Two-way optical frequency comparisons at $5\times {10}^{-21}$ relative stability over 100-km telecommunication network fibers

By using two-way frequency transfer, we implement a real-time frequency comparison over a uni-directional telecommunication network of 100 km using a pair of parallel fibers with simultaneous digital data transfer. The relative frequency stability is ${10}^{-15}$ at 1-s integration time and reaches $2\times {10}^{-17}$ at 40 000 s, three orders of magnitude below the one-way fiber instability. We also demonstrate ultrahigh-resolution comparison of optical frequencies with a bidirectional scheme using a single fiber. We show that the relative stability at 1-s integration time is $7\times {10}^{-18}$ and scales down to $5\times {10}^{-21}$. The same level of performance is reached when an optical link is implemented with an active compensation of the fiber noise.
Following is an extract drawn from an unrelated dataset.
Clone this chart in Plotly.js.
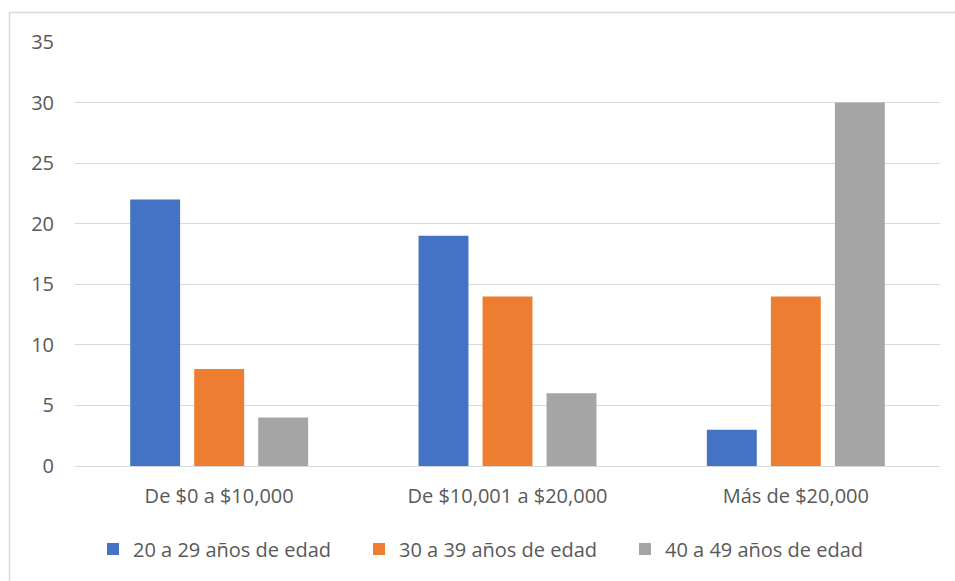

The fractional uncertainty of the frequency comparisons was evaluated for the best case to $2\times {10}^{-20}$. These results open the way to accurate and high-resolution frequency comparison of optical clocks over intercontinental fiber networks.

Figure 1

Experimental setups for frequency comparison: (a) two-way unidirectional, (b) two-way bidirectional, and (c) active noise compensated link. AOM, acousto-optic modulator; PC, polarization controller; FM, Faraday mirror; OC, optical coupler; PD, photodiode; PLL, phase lock loop.

Figure 2

Fractional frequency instability derived from data recorded with $\Lambda$ counter and expressed as the modified Allan deviation for (a) one-way fiber noise, (b) two-way unidirectional as reconstructed from data recorded at the two ends, (c) local two-way unidirectional, (d) active noise compensated link, (e) two-way bidirectional, and (f) two-way bidirectional noise floor. The other noise floors are similar and are not shown for the sake of clarity.

Figure 3

Phase noise PSD for the three setups of Fig. 1. 1 s: (a) one-way, (b) free-running fiber noise for the ANC setup, (c) two-way unidirectional, where real-time and postprocessed overlapped themselves, (d) active noise compensation $\left(÷4\right)$, (e) expected ANC $\left(÷4\right)$, and (f) two-way bidirectional.